Commissioners say it’s ultimately up to Sweet Home what to do there and how to address citizen concerns.
“I’m hoping this size of property gives them the space to facilitate their mission while controlling the spillover, the impact to neighboring residents,” Commissioner Sherrie Sprenger said.
Indeed, before a single move has been made to develop the property, concerns about spillover already have become a controversial topic in Sweet Home.
“It’s a divisive issue, certainly,” Sweet Home City Manager Ray Towry said. “What I will say is … this is just a legal requirement. We can’t enforce our other ordinances until we … provide this kind of facility.”
Towry was referencing a 2019 decision in which the 9th Circuit Court of Appeals found the city of Boise’s anti-camping ordinance was unconstitutional. The opinion says that local governments cannot fine or arrest homeless people for camping or sleeping on public property if they do not have an alternative place for them to go.
Grants Pass found itself at odds with this ruling in 2020, when an unhoused woman sued the city, with help from the Oregon Law Center, over its ordinances against camping and sleeping. A judge ruled against the city in the first test of the appellate ruling, which applies to all jurisdictions in the 9th Circuit.
On the flip side, providing a local year-round shelter means that cities can go on enforcing anti-camping and anti-sleeping ordinances. Towry said this encampment is a way of fulfilling that legal requirement but also helping to lift individuals out of homelessness.
“This is a tool that’s not only compassionate and humanitarian in nature, but it also allows us to enforce ordinances that protect other private property,” he said.
The city’s plans for the site is based off a program in Walla Walla, Washington, which includes a series of Conestoga-style huts with doors, a small window and a locking plastic tote where people can store their personal items. The huts are raised up on wooden platforms and basically look like wagon tops, though they are supported with plastic membranes instead of leather or canvas.
City officials say the facility will be managed 24/7 and have nighttime security provided through a private contract (though supported by the city police department when necessary).

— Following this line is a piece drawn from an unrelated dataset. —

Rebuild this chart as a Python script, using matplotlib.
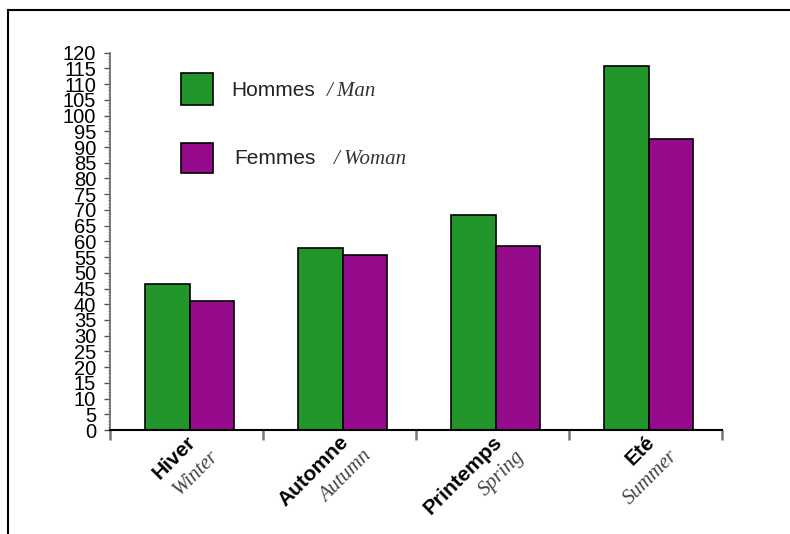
import matplotlib
matplotlib.use("Agg")
import matplotlib.pyplot as plt
import matplotlib.transforms as mtransforms
from matplotlib.lines import Line2D
from matplotlib.patches import Rectangle
import numpy as np

# data
seasons_fr = ["Hiver", "Automne", "Printemps", "Eté"]
seasons_en = ["Winter", "Autumn", "Spring", "Summer"]
hommes = [46.4, 57.8, 68.4, 115.9]
femmes = [41.0, 55.7, 58.6, 92.6]
yticks = list(range(0, 121, 5))

green = "#22962a"
purple = "#960a8c"

W, H = 790, 534
fig = plt.figure(figsize=(W / 100, H / 100), dpi=100)

def px(x, y):
    # pixel position (from top left) -> figure fraction
    return x / W, 1 - y / H

ax = fig.add_axes([110 / W, 104 / H, 612 / W, 377.3 / H])

x = np.arange(len(seasons_fr))
ax.bar(x + 0.375, hommes, width=0.29, color=green, edgecolor="black", linewidth=1.2)
ax.bar(x + 0.665, femmes, width=0.29, color=purple, edgecolor="black", linewidth=1.2)

ax.set_xlim(0, 4)
ax.set_ylim(0, 120)
ax.set_yticks(yticks)
ax.set_yticklabels([str(v) for v in yticks], family="Liberation Sans", fontsize=14.5)
ax.set_yticks(np.arange(0, 121, 1), minor=True)
ax.tick_params(axis="y", which="major", direction="out", length=4, width=1, color="#555555", pad=6)
ax.tick_params(axis="y", which="minor", direction="out", length=1.5, width=0.8, color="#888888")
ax.set_xticks(np.arange(0, 5))
ax.set_xticklabels([])
ax.tick_params(axis="x", which="major", direction="out", length=7.5, width=1.8, color="#777777")

for s in ["top", "right"]:
    ax.spines[s].set_visible(False)
ax.spines["left"].set_color("#666666")
ax.spines["left"].set_linewidth(1.2)
ax.spines["bottom"].set_linewidth(1.5)

# category labels, rotated
for i in range(len(seasons_fr)):
    t1 = mtransforms.offset_copy(ax.get_xaxis_transform(), fig=fig, x=9.5, y=-1.8, units="points")
    ax.text(i + 0.5, 0, seasons_fr[i], transform=t1, rotation=45, ha="right", va="top",
            family="Liberation Sans", fontweight="bold", fontsize=15)
    t2 = mtransforms.offset_copy(ax.get_xaxis_transform(), fig=fig, x=26, y=-12, units="points")
    ax.text(i + 0.5, 0, seasons_en[i], transform=t2, rotation=45, ha="right", va="top",
            family="Liberation Serif", style="italic", fontsize=15, color="#444444")

# legend drawn by hand
x0, y0 = px(181, 105)
fig.add_artist(Rectangle((x0, y0), 32 / W, 32 / H, transform=fig.transFigure,
                         facecolor=green, edgecolor="black", linewidth=1.2))
x0, y0 = px(181, 173)
fig.add_artist(Rectangle((x0, y0), 32 / W, 30 / H, transform=fig.transFigure,
                         facecolor=purple, edgecolor="black", linewidth=1.2))
fig.text(*px(231, 90), "Hommes", family="Liberation Sans", fontsize=15, color="#222222", va="center")
fig.text(*px(327, 91), "/ Man", family="Liberation Serif", style="italic", fontsize=15, color="#333333", va="center")
fig.text(*px(234, 158), "Femmes", family="Liberation Sans", fontsize=15, color="#222222", va="center")
fig.text(*px(334, 159), "/ Woman", family="Liberation Serif", style="italic", fontsize=15, color="#333333", va="center")

# frame lines at left and top of the picture
fig.add_artist(Line2D([8 / W, 8 / W], [0, 1 - 10 / H], transform=fig.transFigure, color="black", linewidth=1.5))
fig.add_artist(Line2D([8 / W, 1], [1 - 10 / H, 1 - 10 / H], transform=fig.transFigure, color="black", linewidth=1.5))

fig.savefig("out.png", dpi=100)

The fully fenced encampment will have a local residency requirement, where folks have to prove their connection to Sweet Home to secure a spot there.
Officials say this is, essentially, a way of making sure that unhoused people all over the region don’t flock to the small community in search of free shelter.

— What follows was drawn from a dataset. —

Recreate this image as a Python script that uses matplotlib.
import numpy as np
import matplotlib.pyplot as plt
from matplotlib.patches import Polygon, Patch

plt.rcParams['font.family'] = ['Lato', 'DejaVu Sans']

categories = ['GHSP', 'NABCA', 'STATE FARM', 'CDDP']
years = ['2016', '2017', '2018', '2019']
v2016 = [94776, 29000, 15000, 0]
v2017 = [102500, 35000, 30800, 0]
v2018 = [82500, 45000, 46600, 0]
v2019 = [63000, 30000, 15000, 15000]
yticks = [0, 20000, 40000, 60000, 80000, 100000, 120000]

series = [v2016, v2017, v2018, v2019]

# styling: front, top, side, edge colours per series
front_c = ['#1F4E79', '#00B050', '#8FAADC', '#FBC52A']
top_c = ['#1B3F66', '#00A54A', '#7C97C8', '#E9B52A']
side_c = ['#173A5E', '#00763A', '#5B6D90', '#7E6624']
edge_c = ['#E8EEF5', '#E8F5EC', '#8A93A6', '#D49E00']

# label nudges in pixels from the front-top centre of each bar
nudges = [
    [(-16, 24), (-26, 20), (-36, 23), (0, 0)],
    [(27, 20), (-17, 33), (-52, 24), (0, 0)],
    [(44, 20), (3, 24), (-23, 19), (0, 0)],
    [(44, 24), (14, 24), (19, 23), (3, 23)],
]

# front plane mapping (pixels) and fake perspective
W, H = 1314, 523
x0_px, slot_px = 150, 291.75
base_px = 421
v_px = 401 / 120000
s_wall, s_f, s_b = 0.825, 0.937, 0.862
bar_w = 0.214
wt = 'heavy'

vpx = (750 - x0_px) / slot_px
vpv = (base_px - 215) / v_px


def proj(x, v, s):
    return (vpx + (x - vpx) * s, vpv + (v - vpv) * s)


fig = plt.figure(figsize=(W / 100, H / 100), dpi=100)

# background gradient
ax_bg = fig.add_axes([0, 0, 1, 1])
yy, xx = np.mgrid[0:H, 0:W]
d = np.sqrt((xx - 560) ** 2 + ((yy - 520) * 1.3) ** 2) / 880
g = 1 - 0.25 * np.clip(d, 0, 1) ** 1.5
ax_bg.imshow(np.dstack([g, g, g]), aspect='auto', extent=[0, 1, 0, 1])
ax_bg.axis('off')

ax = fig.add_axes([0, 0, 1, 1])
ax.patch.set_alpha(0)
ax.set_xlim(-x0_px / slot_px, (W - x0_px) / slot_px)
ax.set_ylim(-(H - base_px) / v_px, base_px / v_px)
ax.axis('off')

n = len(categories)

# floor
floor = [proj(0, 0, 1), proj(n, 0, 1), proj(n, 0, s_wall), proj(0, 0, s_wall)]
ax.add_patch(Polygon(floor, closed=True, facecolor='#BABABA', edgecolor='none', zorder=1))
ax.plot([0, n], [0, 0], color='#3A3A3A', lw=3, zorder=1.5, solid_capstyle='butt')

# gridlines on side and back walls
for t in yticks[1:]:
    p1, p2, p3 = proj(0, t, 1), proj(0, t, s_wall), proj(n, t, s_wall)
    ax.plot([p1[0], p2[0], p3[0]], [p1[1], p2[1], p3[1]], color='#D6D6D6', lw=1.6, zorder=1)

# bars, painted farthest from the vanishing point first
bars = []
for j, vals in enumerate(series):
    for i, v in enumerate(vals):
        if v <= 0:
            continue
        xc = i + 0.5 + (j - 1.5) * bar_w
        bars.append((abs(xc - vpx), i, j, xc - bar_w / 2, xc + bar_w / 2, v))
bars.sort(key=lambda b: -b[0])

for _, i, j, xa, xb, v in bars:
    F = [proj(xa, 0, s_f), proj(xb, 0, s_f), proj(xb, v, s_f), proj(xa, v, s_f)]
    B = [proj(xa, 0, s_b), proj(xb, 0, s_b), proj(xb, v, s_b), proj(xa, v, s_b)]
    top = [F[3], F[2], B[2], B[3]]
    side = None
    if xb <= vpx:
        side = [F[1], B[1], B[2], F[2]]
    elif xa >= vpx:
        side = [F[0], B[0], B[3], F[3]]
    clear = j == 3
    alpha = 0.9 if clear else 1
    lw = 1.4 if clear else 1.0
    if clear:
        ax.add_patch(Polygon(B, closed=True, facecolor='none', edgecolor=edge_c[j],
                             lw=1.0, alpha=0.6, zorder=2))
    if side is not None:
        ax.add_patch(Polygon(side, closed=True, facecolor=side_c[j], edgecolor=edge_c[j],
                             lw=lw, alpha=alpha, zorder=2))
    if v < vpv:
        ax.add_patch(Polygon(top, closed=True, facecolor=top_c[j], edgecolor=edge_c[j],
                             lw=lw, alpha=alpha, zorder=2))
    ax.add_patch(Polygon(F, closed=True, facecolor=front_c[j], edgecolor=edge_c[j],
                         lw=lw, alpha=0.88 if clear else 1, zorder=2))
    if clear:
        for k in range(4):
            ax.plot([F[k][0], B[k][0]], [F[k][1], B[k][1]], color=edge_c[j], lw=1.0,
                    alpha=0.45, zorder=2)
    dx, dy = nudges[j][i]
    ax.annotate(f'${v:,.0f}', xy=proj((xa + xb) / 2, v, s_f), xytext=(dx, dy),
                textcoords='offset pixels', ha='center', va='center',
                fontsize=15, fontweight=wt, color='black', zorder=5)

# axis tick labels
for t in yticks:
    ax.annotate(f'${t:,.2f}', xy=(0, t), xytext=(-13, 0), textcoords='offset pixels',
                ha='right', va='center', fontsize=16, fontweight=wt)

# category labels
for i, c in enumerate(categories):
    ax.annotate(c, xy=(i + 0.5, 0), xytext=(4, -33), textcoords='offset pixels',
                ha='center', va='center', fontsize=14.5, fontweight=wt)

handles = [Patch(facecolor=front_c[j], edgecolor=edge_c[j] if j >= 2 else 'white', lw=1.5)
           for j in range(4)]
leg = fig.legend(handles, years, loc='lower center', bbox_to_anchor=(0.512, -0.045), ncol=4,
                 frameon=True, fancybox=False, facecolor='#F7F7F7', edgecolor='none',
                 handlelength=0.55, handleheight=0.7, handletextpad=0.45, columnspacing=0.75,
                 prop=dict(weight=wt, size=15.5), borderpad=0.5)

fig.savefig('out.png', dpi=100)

“It’s not that we’re not trying to be compassionate. … Just, as a small city, we have such limited resources,” Towry said. “We can’t support this being a regional facility.”

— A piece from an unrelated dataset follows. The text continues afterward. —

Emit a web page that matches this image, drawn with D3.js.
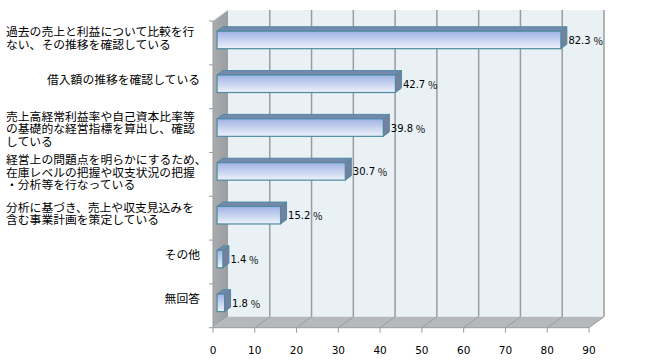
<!DOCTYPE html>
<html><head><meta charset="utf-8">
<script src="https://cdn.jsdelivr.net/npm/d3@7/dist/d3.min.js"></script>
<style>body{margin:0;background:#fff}svg{display:block}</style>
</head><body>
<svg id="c" width="650" height="360"></svg>
<script>
const categories = [
  "過去の売上と利益について比較を行\nない、その推移を確認している",
  "借入額の推移を確認している",
  "売上高経常利益率や自己資本比率等\nの基礎的な経営指標を算出し、確認\nしている",
  "経営上の問題点を明らかにするため、\n在庫レベルの把握や収支状況の把握\n・分析等を行なっている",
  "分析に基づき、売上や収支見込みを\n含む事業計画を策定している",
  "その他",
  "無回答"
];
const values = [82.3, 42.7, 39.8, 30.7, 15.2, 1.4, 1.8];
const xTicks = [0, 10, 20, 30, 40, 50, 60, 70, 80, 90];
const valueSuffix = "％";

(function () {
const svg = d3.select("#c");
const x = d3.scaleLinear().domain([0, 90]).range([213, 589]);
const y = d3.scaleBand().domain(categories).range([21, 327.7]).paddingInner(0.6).paddingOuter(0.3);
const yStep = d3.scaleBand().domain(categories).range([21, 327.7]).padding(0);
const DX = 15, DY = -11;
const f0 = 0.27, f1 = 0.67;
const yTopPlot = 21, yBotPlot = 327.7;
const pt = (px, py, f) => [px + DX * f, py + DY * f];
const poly = pts => pts.map(p => p.join(",")).join(" ");

const defs = svg.append("defs");
const g = defs.append("linearGradient").attr("id", "barGrad").attr("x1", 0).attr("y1", 0).attr("x2", 0).attr("y2", 1);
g.append("stop").attr("offset", "0%").attr("stop-color", "#9fb2e4");
g.append("stop").attr("offset", "100%").attr("stop-color", "#eef2fb");
const wg = defs.append("linearGradient").attr("id", "wallGrad").attr("x1", 0).attr("y1", 0).attr("x2", 1).attr("y2", 0);
wg.append("stop").attr("offset", "0%").attr("stop-color", "#a9abae");
wg.append("stop").attr("offset", "100%").attr("stop-color", "#9a9da1");

// back wall
svg.append("polygon")
  .attr("points", poly([pt(x(0), yTopPlot, 1), pt(x(90), yTopPlot, 1), pt(x(90), yBotPlot, 1), pt(x(0), yBotPlot, 1)]))
  .attr("fill", "#e9f1f5");
// left wall
svg.append("polygon")
  .attr("points", poly([[x(0), yTopPlot], pt(x(0), yTopPlot, 1), pt(x(0), yBotPlot, 1), [x(0), yBotPlot]]))
  .attr("fill", "url(#wallGrad)");
svg.append("line")
  .attr("x1", x(0)).attr("y1", yTopPlot).attr("x2", x(0) + DX).attr("y2", yTopPlot + DY)
  .attr("stroke", "#d8d8d8").attr("stroke-width", 1);
// floor
svg.append("polygon")
  .attr("points", poly([[x(0), yBotPlot], [x(90), yBotPlot], pt(x(90), yBotPlot, 1), pt(x(0), yBotPlot, 1)]))
  .attr("fill", "#b5b9bc");

// back wall gridlines
svg.append("g").selectAll("line").data(xTicks.slice(1)).join("line")
  .attr("x1", d => x(d) + DX).attr("x2", d => x(d) + DX)
  .attr("y1", yTopPlot + DY).attr("y2", yBotPlot + DY)
  .attr("stroke", "#9a9c9f").attr("stroke-width", 1.5);
// floor gridlines
svg.append("g").selectAll("line").data(xTicks.slice(1)).join("line")
  .attr("x1", d => x(d)).attr("y1", yBotPlot)
  .attr("x2", d => x(d) + DX).attr("y2", yBotPlot + DY)
  .attr("stroke", "#9a9c9f").attr("stroke-width", 1);

// axes lines
svg.append("line").attr("x1", x(0)).attr("x2", x(90)).attr("y1", yBotPlot).attr("y2", yBotPlot)
  .attr("stroke", "#9a9c9f").attr("stroke-width", 1);
svg.append("line").attr("x1", x(0)).attr("x2", x(0)).attr("y1", yTopPlot).attr("y2", yBotPlot)
  .attr("stroke", "#9a9c9f").attr("stroke-width", 1);
svg.append("g").selectAll("line").data(xTicks).join("line")
  .attr("x1", d => x(d)).attr("x2", d => x(d)).attr("y1", yBotPlot).attr("y2", yBotPlot + 5)
  .attr("stroke", "#9a9c9f");
const boundaries = categories.map(c => yStep(c)).concat([yBotPlot]);
svg.append("g").selectAll("line").data(boundaries).join("line")
  .attr("x1", x(0) - 4).attr("x2", x(0)).attr("y1", d => d).attr("y2", d => d)
  .attr("stroke", "#9a9c9f");

// x tick labels
svg.append("g").selectAll("text").data(xTicks).join("text")
  .attr("x", d => x(d)).attr("y", 354)
  .attr("text-anchor", "middle")
  .attr("font-family", "DejaVu Sans, Verdana, sans-serif").attr("font-size", "10.5px")
  .attr("fill", "#000").text(d => d);

// bars
const bars = svg.append("g").selectAll("g").data(categories.map((c, i) => ({c, v: values[i]}))).join("g");
bars.each(function(d) {
  const gg = d3.select(this);
  const yt = y(d.c), yb = y(d.c) + y.bandwidth();
  const x0 = x(0), xv = x(d.v);
  gg.append("polygon")
    .attr("points", poly([pt(x0, yt, f0), pt(x0, yt, f1), pt(xv, yt, f1), pt(xv, yt, f0)]))
    .attr("fill", "#7788ad").attr("stroke", "#4d8ba0").attr("stroke-width", 1).attr("stroke-linejoin", "round");
  gg.append("polygon")
    .attr("points", poly([pt(xv, yt, f0), pt(xv, yt, f1), pt(xv, yb, f1), pt(xv, yb, f0)]))
    .attr("fill", "#74819e").attr("stroke", "#4d8ba0").attr("stroke-width", 1).attr("stroke-linejoin", "round");
  const p = pt(x0, yt, f0);
  gg.append("rect")
    .attr("x", p[0]).attr("y", p[1]).attr("width", xv - x0).attr("height", yb - yt)
    .attr("fill", "url(#barGrad)").attr("stroke", "#4d8ba0").attr("stroke-width", 1.2);
  const t = gg.append("text")
    .attr("x", xv + DX * f1 + 1.5).attr("y", (yt + yb) / 2 + DY * f0)
    .attr("dominant-baseline", "central")
    .attr("font-family", "DejaVu Sans, Verdana, sans-serif").attr("font-size", "10px")
    .attr("fill", "#000");
  t.append("tspan").text(d.v.toFixed(1));
  t.append("tspan").attr("dx", 2.5).attr("font-family", "'Noto Sans CJK JP', sans-serif").attr("font-size", "10px").text(valueSuffix);
});

// category labels
const lh = 12.5;
categories.forEach(c => {
  const lines = c.split("\n");
  const n = lines.length;
  const cy = yStep(c) + yStep.bandwidth() / 2 - 3 - 2.8 * (3 - n);
  const t = svg.append("g");
  lines.forEach((ln, i) => t.append("text")
    .attr("x", n > 1 ? 6 : 200)
    .attr("text-anchor", n > 1 ? "start" : "end")
    .attr("y", cy + (i - (n - 1) / 2) * lh)
    .attr("dominant-baseline", "central")
    .attr("font-family", "'Noto Sans CJK JP', sans-serif").attr("font-size", "11.8px")
    .attr("fill", "#000").text(ln));
});
})();
</script>
</body></html>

While Towry did not know what the total price tag for developing this parcel will be, he said the nonprofit Family Assistance Resource Center has secured grants that will pay for it. And officials are pursuing even more.
The goal is to have the shelter come at no cost to the city, though Towry said officials are preparing themselves to have to fork over something.
“The city is not naïve, and we certainly expect that we are going to have to make some contribution, but we hope it will be very minimal,” he said.
As for the cost of land transfer, it’s free. The county isn’t charging the city for the parcel, a fact for which Towry expressed gratitude.
“We’re just thankful,” he said. “Homelessness is a wicked, wicked issue and it’s going to take a lot of different agencies, … a lot of different governments and community members working together to make it better.”